Exercise instructions:
Quote the lines exactly, starting with the line that contains "Rebuild this chart" and ending with the line that contains "import * as", and leave out all other lines.

------ Stored rows

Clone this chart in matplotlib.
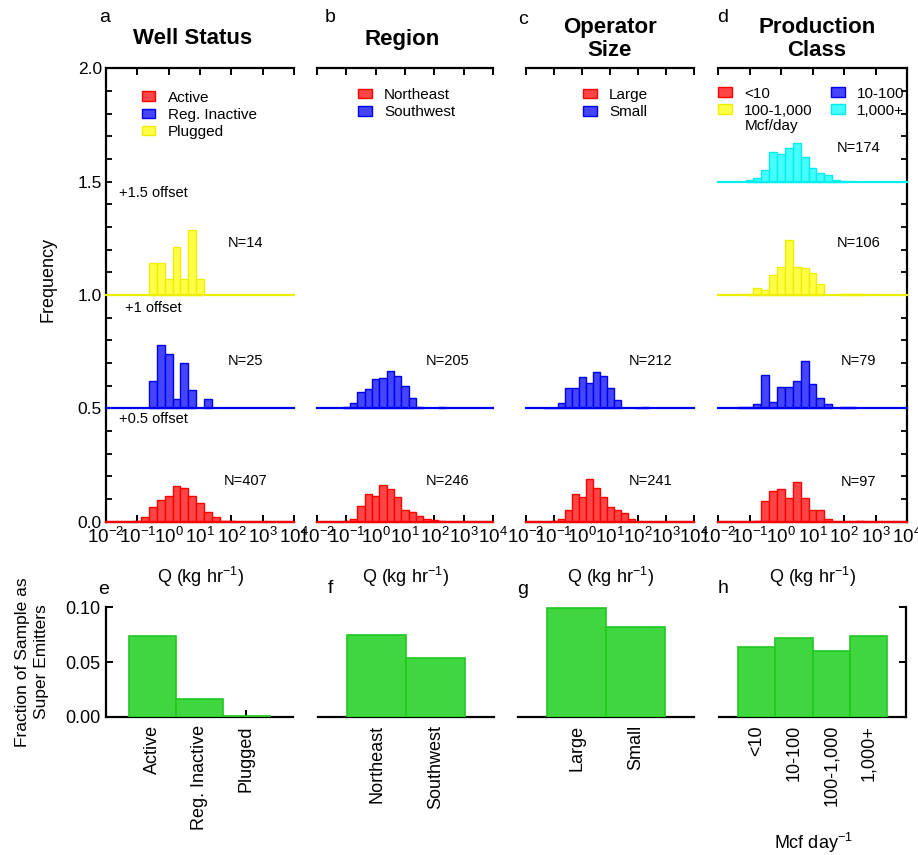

------------
------ Stored rows

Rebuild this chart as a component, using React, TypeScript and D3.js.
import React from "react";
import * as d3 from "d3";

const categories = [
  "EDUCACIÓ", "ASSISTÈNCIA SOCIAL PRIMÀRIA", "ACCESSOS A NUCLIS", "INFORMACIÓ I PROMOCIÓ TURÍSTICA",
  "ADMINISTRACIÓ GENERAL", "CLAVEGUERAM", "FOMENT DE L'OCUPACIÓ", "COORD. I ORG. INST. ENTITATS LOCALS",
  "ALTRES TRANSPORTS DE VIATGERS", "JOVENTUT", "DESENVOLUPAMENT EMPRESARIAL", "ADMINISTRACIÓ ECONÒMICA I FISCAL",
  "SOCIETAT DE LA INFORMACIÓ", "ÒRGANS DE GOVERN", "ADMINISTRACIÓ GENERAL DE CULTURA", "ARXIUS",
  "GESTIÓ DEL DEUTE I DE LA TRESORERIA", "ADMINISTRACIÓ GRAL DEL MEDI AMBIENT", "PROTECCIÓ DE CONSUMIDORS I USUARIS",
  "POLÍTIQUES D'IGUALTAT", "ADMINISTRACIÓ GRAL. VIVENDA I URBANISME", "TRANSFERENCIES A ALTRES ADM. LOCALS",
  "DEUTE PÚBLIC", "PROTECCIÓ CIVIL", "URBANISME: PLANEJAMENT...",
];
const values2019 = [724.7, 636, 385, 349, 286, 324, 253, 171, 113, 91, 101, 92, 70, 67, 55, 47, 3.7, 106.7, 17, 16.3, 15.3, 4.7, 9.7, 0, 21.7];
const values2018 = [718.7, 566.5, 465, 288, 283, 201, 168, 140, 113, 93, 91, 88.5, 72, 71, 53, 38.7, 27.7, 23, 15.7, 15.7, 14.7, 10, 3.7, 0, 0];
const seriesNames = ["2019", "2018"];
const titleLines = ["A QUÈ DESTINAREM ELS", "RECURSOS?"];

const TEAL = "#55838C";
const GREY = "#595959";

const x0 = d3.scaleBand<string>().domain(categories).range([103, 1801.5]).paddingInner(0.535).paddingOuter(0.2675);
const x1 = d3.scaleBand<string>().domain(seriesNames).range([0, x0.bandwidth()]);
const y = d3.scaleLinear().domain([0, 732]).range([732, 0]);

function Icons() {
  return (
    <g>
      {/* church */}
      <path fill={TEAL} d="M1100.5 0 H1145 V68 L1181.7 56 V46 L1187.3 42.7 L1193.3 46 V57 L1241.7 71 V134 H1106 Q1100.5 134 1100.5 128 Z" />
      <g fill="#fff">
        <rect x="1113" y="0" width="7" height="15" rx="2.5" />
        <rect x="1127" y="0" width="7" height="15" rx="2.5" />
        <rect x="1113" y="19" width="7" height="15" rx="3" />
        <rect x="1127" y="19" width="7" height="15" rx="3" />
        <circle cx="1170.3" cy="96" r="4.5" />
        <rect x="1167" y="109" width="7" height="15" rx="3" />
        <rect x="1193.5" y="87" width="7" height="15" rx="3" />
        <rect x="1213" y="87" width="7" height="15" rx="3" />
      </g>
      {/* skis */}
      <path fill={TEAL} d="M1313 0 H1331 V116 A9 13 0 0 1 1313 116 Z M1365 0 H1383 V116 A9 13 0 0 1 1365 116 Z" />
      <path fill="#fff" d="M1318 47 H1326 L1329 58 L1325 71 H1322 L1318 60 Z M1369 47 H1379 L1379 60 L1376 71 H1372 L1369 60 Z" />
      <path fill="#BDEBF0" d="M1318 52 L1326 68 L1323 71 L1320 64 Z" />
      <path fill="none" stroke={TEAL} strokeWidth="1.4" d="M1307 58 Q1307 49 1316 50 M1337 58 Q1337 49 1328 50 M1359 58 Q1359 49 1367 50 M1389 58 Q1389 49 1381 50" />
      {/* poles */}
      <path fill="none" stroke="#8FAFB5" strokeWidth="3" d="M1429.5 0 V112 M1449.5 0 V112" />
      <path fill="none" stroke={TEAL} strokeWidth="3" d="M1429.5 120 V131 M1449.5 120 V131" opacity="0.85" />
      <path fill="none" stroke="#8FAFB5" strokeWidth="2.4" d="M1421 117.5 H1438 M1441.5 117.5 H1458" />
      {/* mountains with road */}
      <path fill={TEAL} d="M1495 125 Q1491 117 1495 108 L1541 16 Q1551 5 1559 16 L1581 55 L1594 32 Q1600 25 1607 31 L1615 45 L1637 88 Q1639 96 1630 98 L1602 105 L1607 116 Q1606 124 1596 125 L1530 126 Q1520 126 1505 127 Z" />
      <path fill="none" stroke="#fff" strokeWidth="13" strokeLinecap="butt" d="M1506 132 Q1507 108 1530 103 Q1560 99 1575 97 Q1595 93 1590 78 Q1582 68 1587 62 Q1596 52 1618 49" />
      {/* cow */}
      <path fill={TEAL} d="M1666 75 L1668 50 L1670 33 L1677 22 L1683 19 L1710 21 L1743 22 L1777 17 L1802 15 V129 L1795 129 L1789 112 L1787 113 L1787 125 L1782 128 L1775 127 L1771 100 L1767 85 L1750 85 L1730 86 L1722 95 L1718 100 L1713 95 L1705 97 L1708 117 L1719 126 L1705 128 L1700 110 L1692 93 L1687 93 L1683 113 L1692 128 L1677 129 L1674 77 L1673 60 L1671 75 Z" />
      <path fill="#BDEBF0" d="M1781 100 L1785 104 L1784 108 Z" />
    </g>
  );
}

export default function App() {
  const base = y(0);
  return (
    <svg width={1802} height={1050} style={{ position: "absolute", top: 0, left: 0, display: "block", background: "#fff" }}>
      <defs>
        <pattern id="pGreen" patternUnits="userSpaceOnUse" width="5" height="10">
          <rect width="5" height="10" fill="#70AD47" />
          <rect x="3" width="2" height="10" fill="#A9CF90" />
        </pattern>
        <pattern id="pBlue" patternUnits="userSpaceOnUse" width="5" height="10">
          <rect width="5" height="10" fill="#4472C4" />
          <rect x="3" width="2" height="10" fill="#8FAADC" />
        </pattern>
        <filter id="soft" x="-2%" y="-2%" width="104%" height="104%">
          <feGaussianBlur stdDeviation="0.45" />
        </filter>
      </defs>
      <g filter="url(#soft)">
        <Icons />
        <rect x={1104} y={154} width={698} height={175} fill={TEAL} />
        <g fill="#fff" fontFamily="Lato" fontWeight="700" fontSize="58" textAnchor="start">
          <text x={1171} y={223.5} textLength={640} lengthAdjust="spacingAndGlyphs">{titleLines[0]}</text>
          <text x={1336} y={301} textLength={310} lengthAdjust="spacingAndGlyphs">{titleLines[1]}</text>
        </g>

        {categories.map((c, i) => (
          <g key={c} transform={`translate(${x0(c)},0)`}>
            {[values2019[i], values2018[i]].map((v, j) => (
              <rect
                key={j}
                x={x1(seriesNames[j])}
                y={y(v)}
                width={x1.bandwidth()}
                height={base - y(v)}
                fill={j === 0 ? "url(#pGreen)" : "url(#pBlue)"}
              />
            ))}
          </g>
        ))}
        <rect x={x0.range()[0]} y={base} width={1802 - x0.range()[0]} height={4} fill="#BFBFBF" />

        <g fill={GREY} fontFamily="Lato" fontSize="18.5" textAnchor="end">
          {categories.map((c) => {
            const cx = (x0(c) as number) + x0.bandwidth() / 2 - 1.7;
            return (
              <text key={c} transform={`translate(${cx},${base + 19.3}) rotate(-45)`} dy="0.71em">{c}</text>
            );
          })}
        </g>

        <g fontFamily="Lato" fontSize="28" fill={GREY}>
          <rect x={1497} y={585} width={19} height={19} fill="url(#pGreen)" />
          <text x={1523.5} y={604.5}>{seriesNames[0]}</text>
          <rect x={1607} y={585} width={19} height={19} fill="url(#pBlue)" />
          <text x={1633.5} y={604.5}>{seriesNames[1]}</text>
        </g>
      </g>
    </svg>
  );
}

------------

Correct answer:
Rebuild this chart as a component, using React, TypeScript and D3.js.
import React from "react";
import * as d3 from "d3";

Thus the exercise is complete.